Bagikan:

JAKARTA - Tommy Sumardi mangkir alias tidak memenuhi panggilan penyidik Bareskrim Mabes Polri untuk dimintai keterangan dalam kasus dugaan suap penghapusan red notice Djoko Tjandra.

Karo Penmas Divisi Humas Polri, Brigjen Awi Setiyono mengatakan, Tommy Sumardi tidak datang karena sakit. Melalui pengacaranya, Tommy menyampaikan surat keterangan sakit kepada Bareskrim Polri.

"Untuk tersangka TS (Tommy Sumardi) tadi pukul 10.00 WIB yang hadir adalah pengacaranya dan yang bersangkutan menyampaikan bahwasannya saudara TS tidak bisa hadir memenuhi panggilan penyidik Tipikor Bareskrim Polri karena sakit," kata Awi kepada awak media, Jakarta, Senin, 24 Agustus.

Dengan demikian, kata Awi, pihaknya akan melakukan penjadwalan ulang. "Namun sesuai dengan janjinya, yang bersangkutan menyampaikan besok akan berkenan hadir, sehingga kita sama-sama tunggu bagaimana untuk pelaksanaannya besok," kata Awi.

Sementara, pemeriksaan terhadap Djoko Tjandra disebut masih berlangsung. Selain itu, dalam penyidikan kasus ini sudah 17 orang diperiksa.

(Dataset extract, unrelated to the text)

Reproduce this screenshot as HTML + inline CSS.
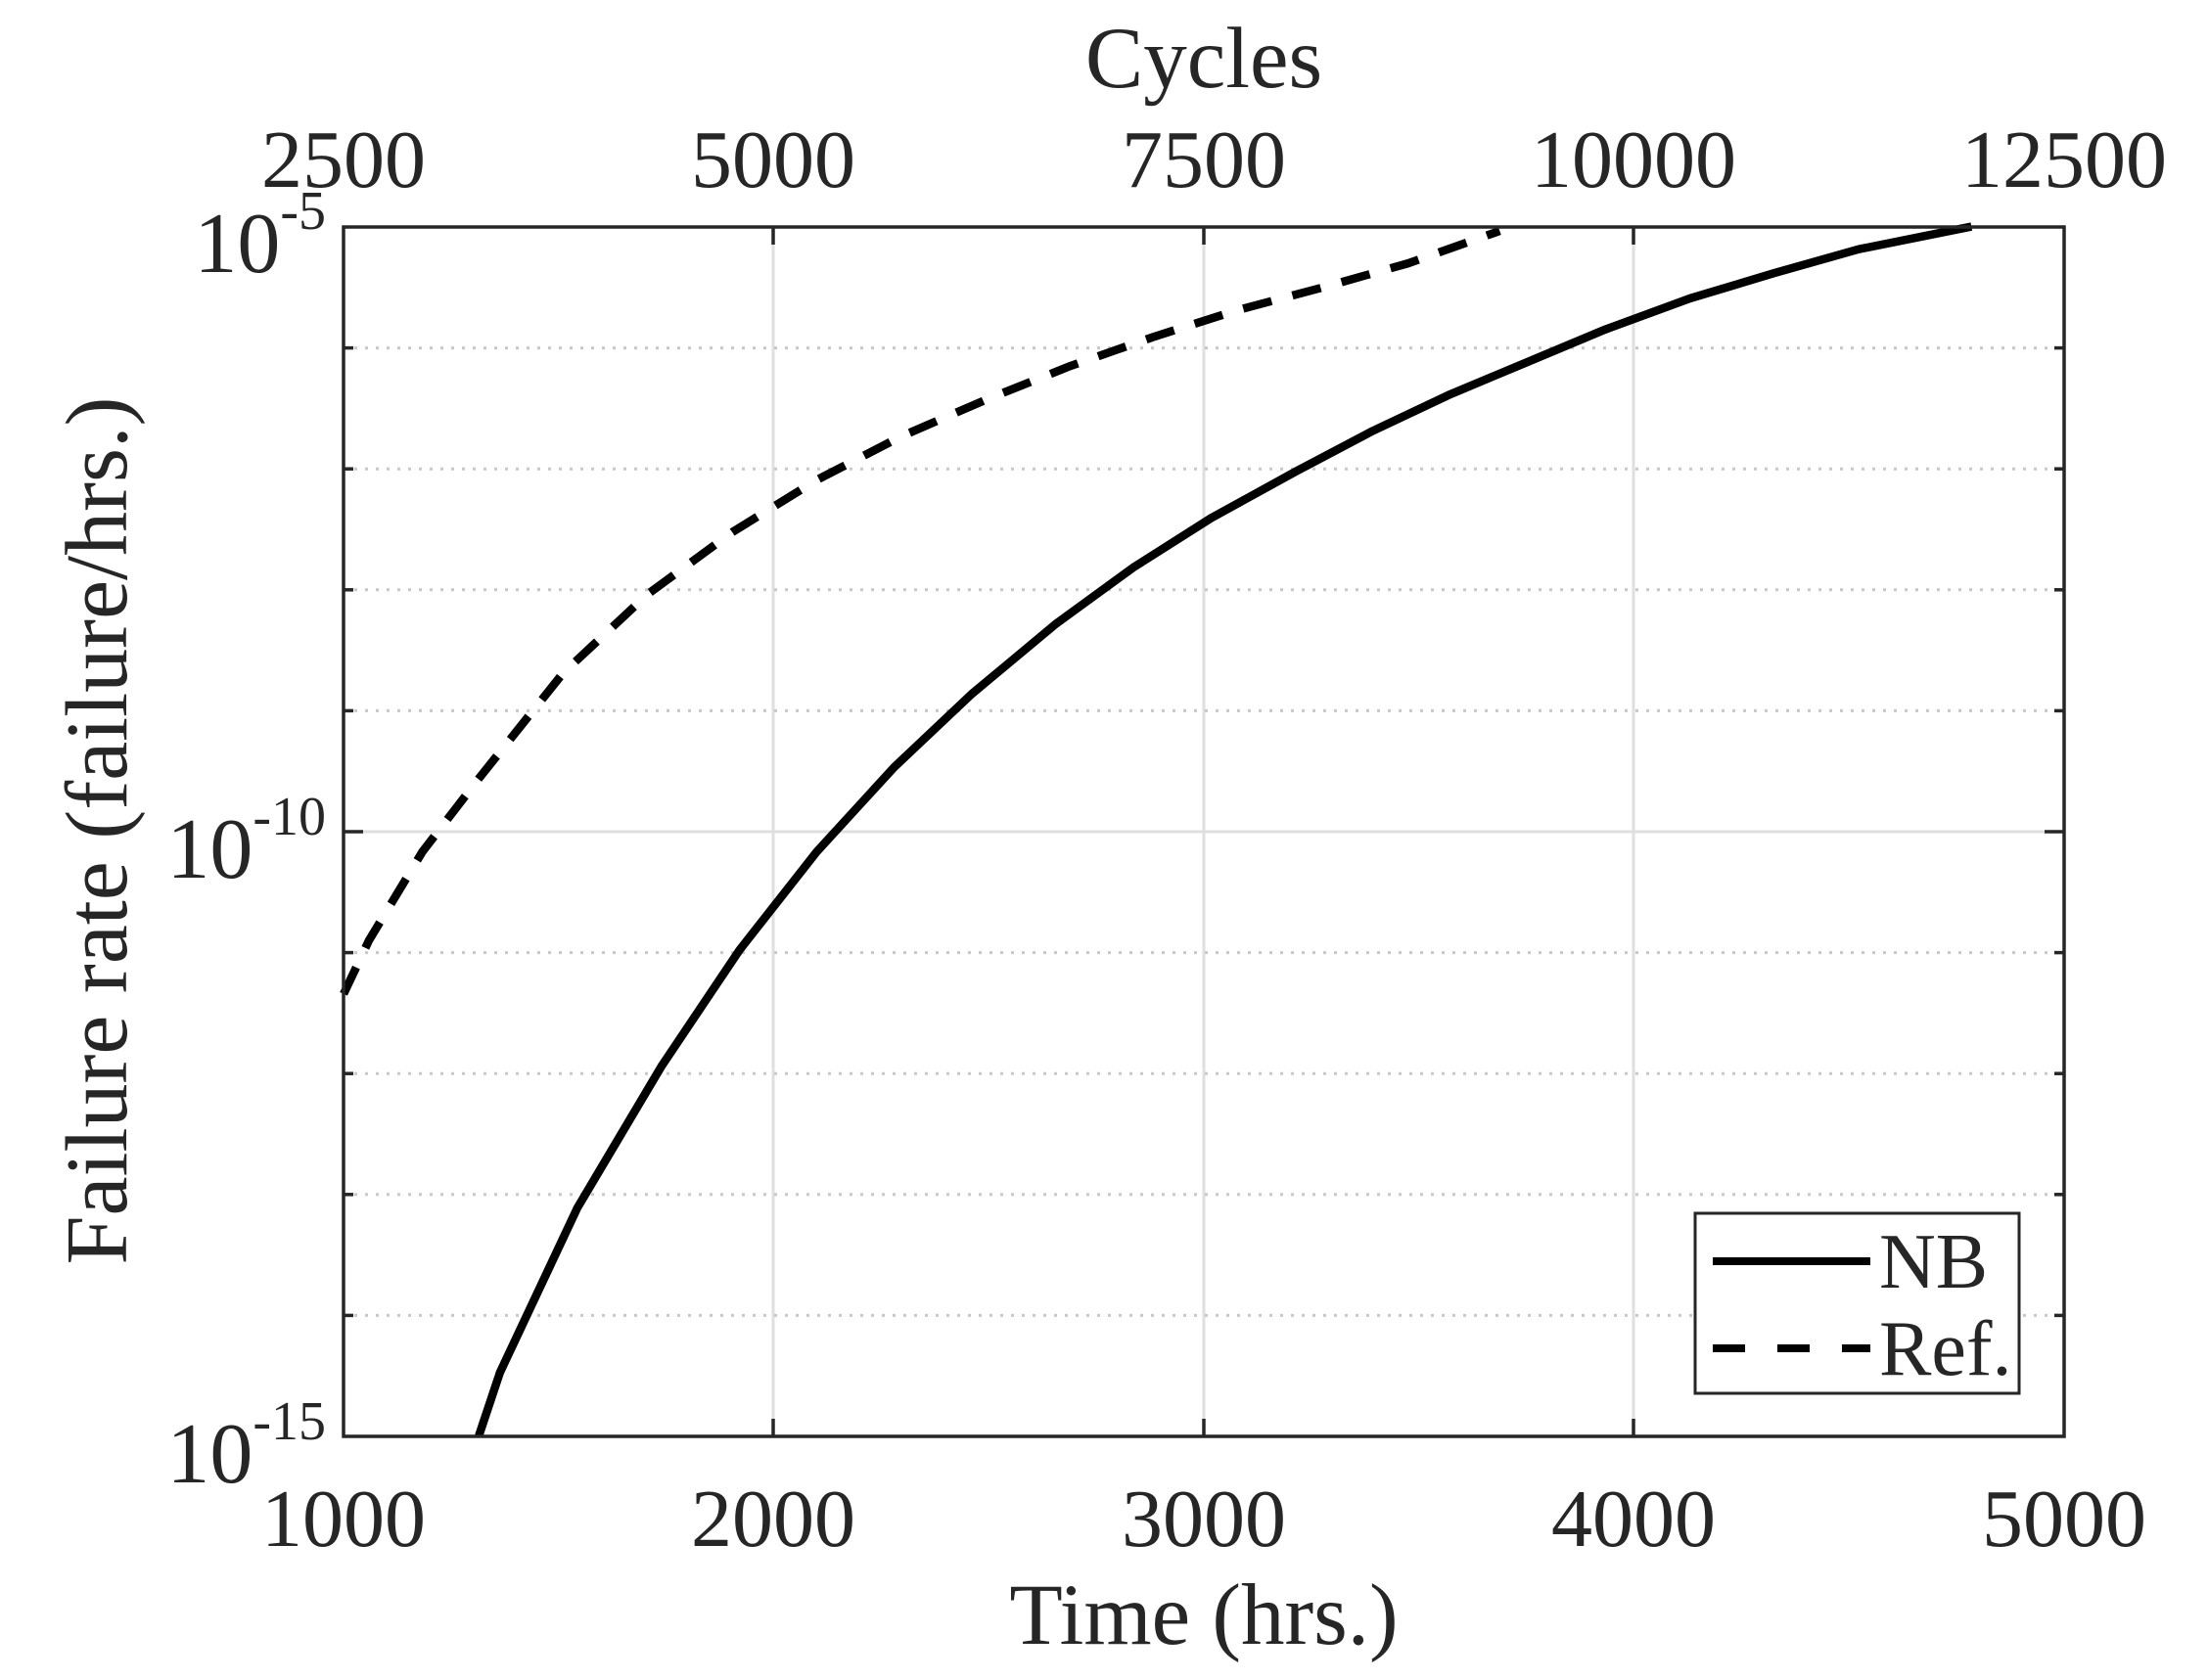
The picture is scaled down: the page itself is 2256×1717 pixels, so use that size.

"Penyidik Tipikor bareskrim Polri telah memeriksa sampai dengan hari ini telah memeriksa saksi sebanyak 16 orang, kemudian ahli 1 orang yaitu ahli hukum pidana," tandas Awi.

Berdasarkan penelusuran, Tommy Sumardi merupakan seorang pengusaha bidang pelayanan jasa. Kaitan Tommy dalam kasus ini bermula dari komunikasi dengan Brigjen Prasetijo Utomo dan meminta untuk dikenalkan dengan pejabat di Divisi Hubungan Internasional (Divhubinter) Mabes Polri yang membawahi NCB Interpol Indonesia.

Kemudian, pihak NCB Interpol Indonesia disebut memberitahu pihak Imigrasi soal red notice Djoko Tjandra yang sudah terhapus. Alasan pihak Kejaksaan Agung tak lagi memperpanjang setelah 2014.

Hingga akhirnya, Tommy Sumardi ditetapkan tersangka sebagai pemberi suap bersama Djoko Tjandra dalam perkara dugaan penghapusan red notice. Dia pun dijerat dengan pasal Pasal 5 Ayat 1, Pasal 13 Undang-Undang 20 Tahun 2020 tentang Tindak Pidana Korupsi (Tipikor) Juncto Pasal 55 KUHP.

Adapun dua tersangka lainnya adalah Irjen Napoleon Bonaparte dan Brigjen Prasetyo Utomo. Keduanya diduga sebagai penerima suap pengapusan red notice.

Mereka dijerat dengan Pasal 5 Ayat 2, Pasal 11 dan Pasal 12 huruf a dan b Undang-Undang Nomor 20 Tahun 2020 tantang Tindak Pidana Korupsi (Tipikor) Juncto Pasal 55 KUHP.